NEW YORK (TheStreet) -- It was a rocky finish to April as U.S. stocks declined in the last two trading sessions of the month. Friday marked the first trading day of May, a month many investors associate with the old investing adage of "Sell in May and go away."
However, on CNBC's "Fast Money Halftime" show, Jim Lebenthal, president of Lebenthal Asset Management, said he doesn't plan to sell in May and come back after summer. The Federal Reserve's current actions seem to bode well for stocks, he said.
Jon Najarian, co-founder of optionmonster.com and trademonster.com, doesn't plan on selling in May either. In fact, after the past few days of selling, he says there are better buying opportunities now than there were a month ago.

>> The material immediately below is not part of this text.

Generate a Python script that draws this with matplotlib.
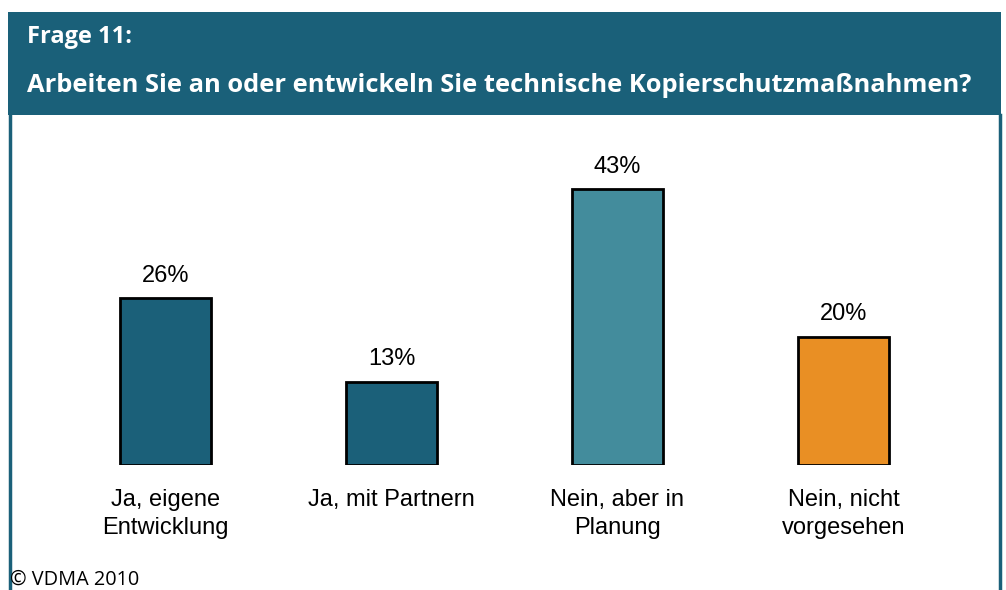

Specifically, he took a look at biotech stocks, saying, "I'll be surprised if we see a lot more downside." The levered biotech ETFs are really driving the sector in the short-term.
Investors shouldn't be looking to ride biotech stocks on the short-side, according to Michael Block, chief strategist at Rhino Trading Partners. Instead, they should be waiting for a buying opportunity, as the sector has slid roughly 6% on the week.
While it's hard to rule out a larger correction, investors shouldn't be too worried about one, says Tyler Vernon, CEO of Biltmore Capital. Interest rates need to be higher in order to justify a larger market correction, because with rates so low, there's no other attractive investments.
"We still think there's room to run" for stocks, Vernon reasoned, who added that he's not a fan of the sell in May strategy. He reminded investors that the economy continues to head in the right direction.
Michael Santoli, senior columnist for Yahoo! Finance, pointed out that stocks seem to be stuck in a "frustrating" range, as REITs, dividend and growth stocks are all pulling back and failing to break out.
One stock Santoli does like is Disney (DIS), which has been "bulletproof," he said. The company has a lot of potential blockbuster movies coming out in the future and the stock is a buy on a pullback.
The conversation turned to social media stocks, as shares of LinkedIn (LNKD) plunged 20% following its weaker-than-expected guidance. Scott Devitt, a senior analyst at Stifel Research, has a buy rating on the stock, but lowered his price target from $300 to $250.
Based on the fundamental results, shares probably should have sold off by about 7% to 10%, Devitt suggested. The current issues are only problems for the near-term and there was poor communication regarding its acquisition of Lynda.com. LinkedIn is a "well-respected" franchise, which has seen its share price increase from $45 on its IPO to the current price of $200, he added.
Some of the smaller, younger social media companies like Yelp (YELP) and Twitter haven't really figured out their business plans yet, Vernon said. But companies like Facebook and LinkedIn have. LinkedIn is "positioned for growth" and looks like a "great buy" after the pullback, he said.
Shares of Yum! Brands (YUM) are shooting higher on the day, as it was announced that two large investors, Third Point and Corvex Capital, took two large positions in the stock. Lebenthal suggested that these investors may not believe in McDonald's (MCD) turnaround success and are instead putting their chips on Yum! Brands to take market share.
This could also be their play on the Chinese consumer over the next few years, Block said. He believes consumers will drive that country's economy over the next five years, not investment spending.